Quel message entend-il faire passer ? «Je ne sais pas si on aura le droit de parole», s'interroge-t-il. «Mais si c'est le cas, je demanderai si l’Etat veut encore des agriculteurs. La filière bio fait de la qualité, et le conventionnel aussi. Or, on va signer les accords du Mercosur avec l'Amérique latine, qui va autoriser l'importation de denrées cultivées avec des produits interdits en France !», se plaint-il. Autre sujet d'irritation : les accords signés avec les grandes surfaces suite aux Etats généraux de l'alimentation. «On n'est pas respecté dans cet accord, alors qu'elles s'y étaient engagées. Nous sommes la variable d'ajustement», dénonce-t-il.  

A ce sujet, le gouvernement a présenté fin janvier un projet de loi sur l’alimentation censé mieux rémunérer les producteurs agricoles, dans le cadre de leurs négociations avec les industriels et les distributeurs.

On ne veut pas d'argent de l'Etat, on veut vivre de notre métier

Bertrand Chevalier note qu'Emmanuel Macron a promis un plan d'aide de 5 milliards d'euros pour l'agriculture. «Mais on ne veut pas d'argent de l'Etat, on veut vivre de notre métier. Si les distributeurs m'achetaient le lait juste un peu plus cher, il n'y aurait une répercussion que de 4 centimes par litre pour le consommateur. N'est-ce pas important de concéder cette dépense pour acheter français et que nos agriculteurs soient protégés ? Il faut insister sur le "manger français"», insiste-t-il. «Et pour renouveler les générations chez les agriculteurs, pour rendre ce métier attractif, il faudrait qu'on puisse toucher un salaire à la fin du mois !», ironise-il.
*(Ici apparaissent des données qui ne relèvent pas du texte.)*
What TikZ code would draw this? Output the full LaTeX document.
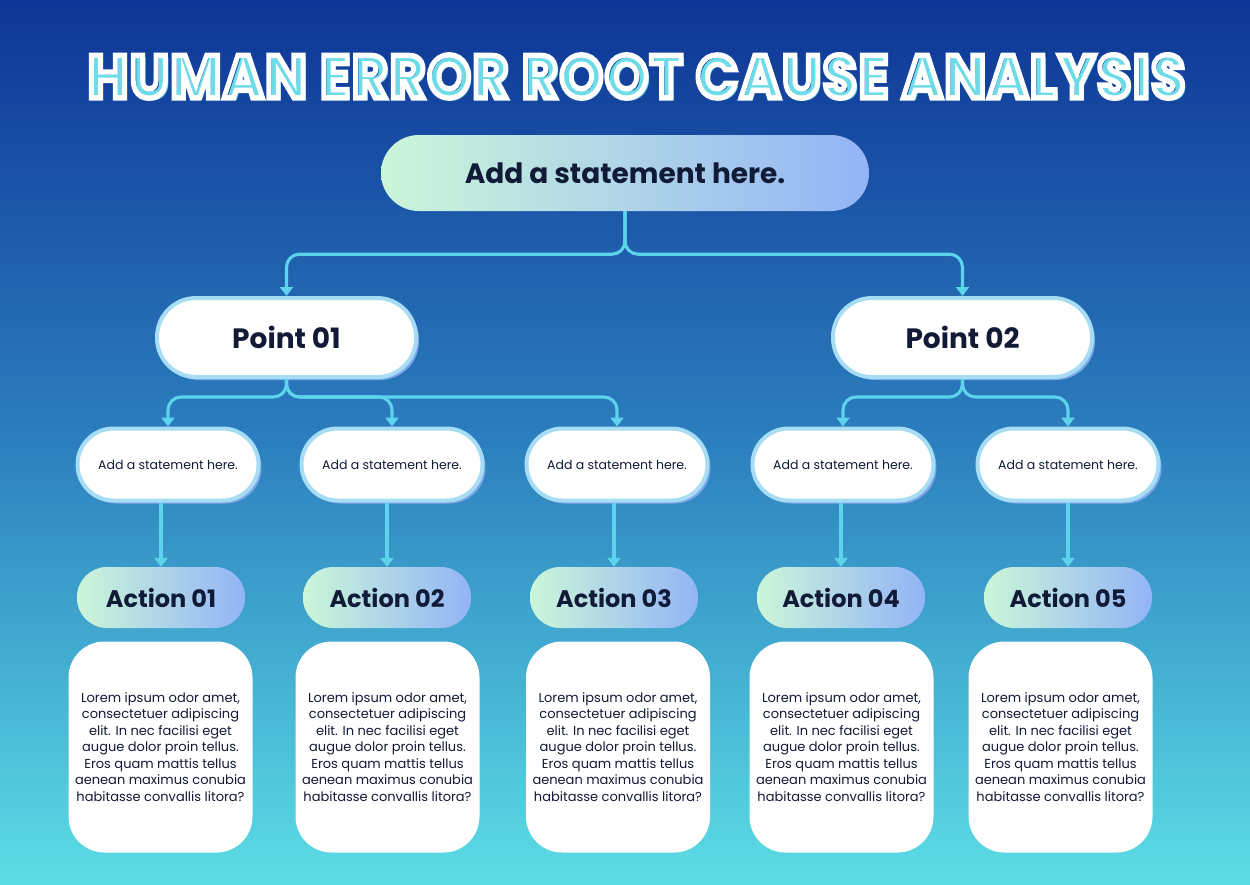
\documentclass[tikz,border=0pt]{standalone}
\usepackage{fontspec}
\setmainfont{Poppins}
\newfontfamily\titlefont[LetterSpace=4]{Poppins}
\usetikzlibrary{arrows.meta,shadows}
\definecolor{bgtop}{HTML}{0E3596}
\definecolor{bgmid}{HTML}{2C7FBE}
\definecolor{bgbot}{HTML}{5CDDE5}
\definecolor{ink}{HTML}{111A36}
\definecolor{linec}{HTML}{5ED3EC}
\definecolor{gradL}{HTML}{CBF6D9}
\definecolor{gradR}{HTML}{93B4F6}
\definecolor{edgec}{HTML}{A6DDF4}
\definecolor{shadc}{HTML}{7FA6EA}
\definecolor{titlecyan}{HTML}{6EDCE8}
\newcommand\strokeon{\special{pdf:literal direct 1 Tr 0.9 w}}
\newcommand\strokeoff{\special{pdf:literal direct 0 Tr}}
\begin{document}
\begin{tikzpicture}[x=1pt,y=-1pt,
  conn/.style={draw=linec, line width=3.1pt, rounded corners=13pt,
    -{Triangle[width=13pt,length=9pt]}},
  mainbox/.style={left color=gradL, right color=gradR, rounded corners=38pt,
    minimum width=488pt, minimum height=76pt, inner sep=0pt,
    font=\fontsize{28}{30}\selectfont\bfseries, text=ink},
  pointbox/.style={draw=edgec, line width=4pt, fill=white, rounded corners=39pt,
    minimum width=259pt, minimum height=79pt, inner sep=0pt,
    font=\fontsize{28}{30}\selectfont\bfseries, text=ink,
    drop shadow={shadow xshift=3pt, shadow yshift=-3pt, fill=shadc, opacity=1}},
  stmtbox/.style={draw=edgec, line width=4pt, fill=white, rounded corners=36pt,
    minimum width=181pt, minimum height=72pt, inner sep=0pt,
    font=\fontsize{12.5}{14}\selectfont, text=ink,
    drop shadow={shadow xshift=3pt, shadow yshift=-3pt, fill=shadc, opacity=1}},
  actbox/.style={left color=gradL, right color=gradR, rounded corners=30pt,
    minimum width=168pt, minimum height=61pt, inner sep=0pt,
    font=\fontsize{24}{26}\selectfont\bfseries, text=ink},
  textbox/.style={fill=white, rounded corners=36pt,
    minimum width=184pt, minimum height=211pt, inner sep=0pt, align=center,
    font=\fontsize{13}{16.5}\selectfont, text=ink},
  titleshadow/.style={inner sep=0pt, text=titlecyan},
  titletop/.style={inner sep=0pt, text=white}
]
\useasboundingbox (0,0) rectangle (1250,884);
\shade[top color=bgtop, bottom color=bgbot, middle color=bgmid] (0,0) rectangle (1250,884);

% title
\node[titleshadow] (tshadow) at (639.5,79) {\resizebox{1097pt}{43pt}{\titlefont\bfseries HUMAN ERROR ROOT CAUSE ANALYSIS}};
\node[titletop] (title) at (636.5,76.5) {\resizebox{1097pt}{43pt}{\strokeon\titlefont\bfseries HUMAN ERROR ROOT CAUSE ANALYSIS\strokeoff}};

% main statement
\node[mainbox] (main) at (625,173) {Add a statement here.};

% points
\node[pointbox] (p1) at (286.5,337.5) {Point 01};
\node[pointbox] (p2) at (962.5,337.5) {Point 02};

% statements
\node[stmtbox] (s1) at (168,464.5) {Add a statement here.};
\node[stmtbox] (s2) at (392,464.5) {Add a statement here.};
\node[stmtbox] (s3) at (617,464.5) {Add a statement here.};
\node[stmtbox] (s4) at (843,464.5) {Add a statement here.};
\node[stmtbox] (s5) at (1068,464.5) {Add a statement here.};

% actions
\node[actbox] (a1) at (161,597.5) {Action 01};
\node[actbox] (a2) at (387,597.5) {Action 02};
\node[actbox] (a3) at (614,597.5) {Action 03};
\node[actbox] (a4) at (841,597.5) {Action 04};
\node[actbox] (a5) at (1068,597.5) {Action 05};

% text boxes
\foreach \n/\x in {1/160.5,2/387.5,3/618,4/841.5,5/1060.5}{
  \node[textbox] (t\n) at (\x,747) {Lorem ipsum odor amet,\\consectetuer adipiscing\\elit. In nec facilisi eget\\augue dolor proin tellus.\\Eros quam mattis tellus\\aenean maximus conubia\\habitasse convallis litora?};
}

% connectors
\draw[conn] (main.south) -- ++(0,43) -| (p1.north);
\draw[conn] (main.south) -- ++(0,43) -| (p2.north);

\draw[conn] (p1.south) -- ++(0,18) -| (s1.north);
\draw[conn] (p1.south) -- ++(0,18) -| (s2.north);
\draw[conn] (p1.south) -- ++(0,18) -| (s3.north);
\draw[conn] (p2.south) -- ++(0,18) -| (s4.north);
\draw[conn] (p2.south) -- ++(0,18) -| (s5.north);

\foreach \n in {1,...,5}{
  \draw[conn] (s\n.south -| a\n.north) -- (a\n.north);
}
\end{tikzpicture}
\end{document}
A ce sujet, Kevin Thomazo, secrétaire du syndicat des Jeunes agriculteurs du Morbihan, dégaine les chiffres fournis par la Mutualité sociale agricole : en 2016, près de 20% des exploitants ne pouvaient pas se verser de salaire alors que 30% d'entre eux touchaient moins de 350 euros par mois, sachant que les jeunes sont selon lui plus vulnérables. «Les coûts de reprise des exploitations sont très élevés, car il y a du foncier, des investissements à faire sur des exploitations vieillissantes. Et la conjoncture n’est pas favorable au remboursement de ces emprunts», explique-t-il à RT France.

«C'est bien d’inviter les jeunes, mais est-ce qu’ils vont leur laisser la parole ? J'ai l'impression que c’est un coup de com'», conclut-il. 

La grogne des agriculteurs 

Ces dernières semaines, des manifestations et blocages ont été organisés dans toute la France, suite à l’annonce de la réforme de la carte des zones soumises à des contraintes naturelles (ZSCN), qui permet aujourd'hui à 52 500 agriculteurs de bénéficier d’une indemnité européenne.

Si 60 000 agriculteurs pourraient la toucher selon la nouvelle carte, certains départements pourraient être lésés, comme le Gers, l'Indre-et-Loire, l'Aveyron ou les Deux-Sèvres. Opérations escargot, blocages de routes, ou blocages de supermarchés pour obtenir de meilleurs prix d’achat ont fleuri dans toute la France ces dernières semaines.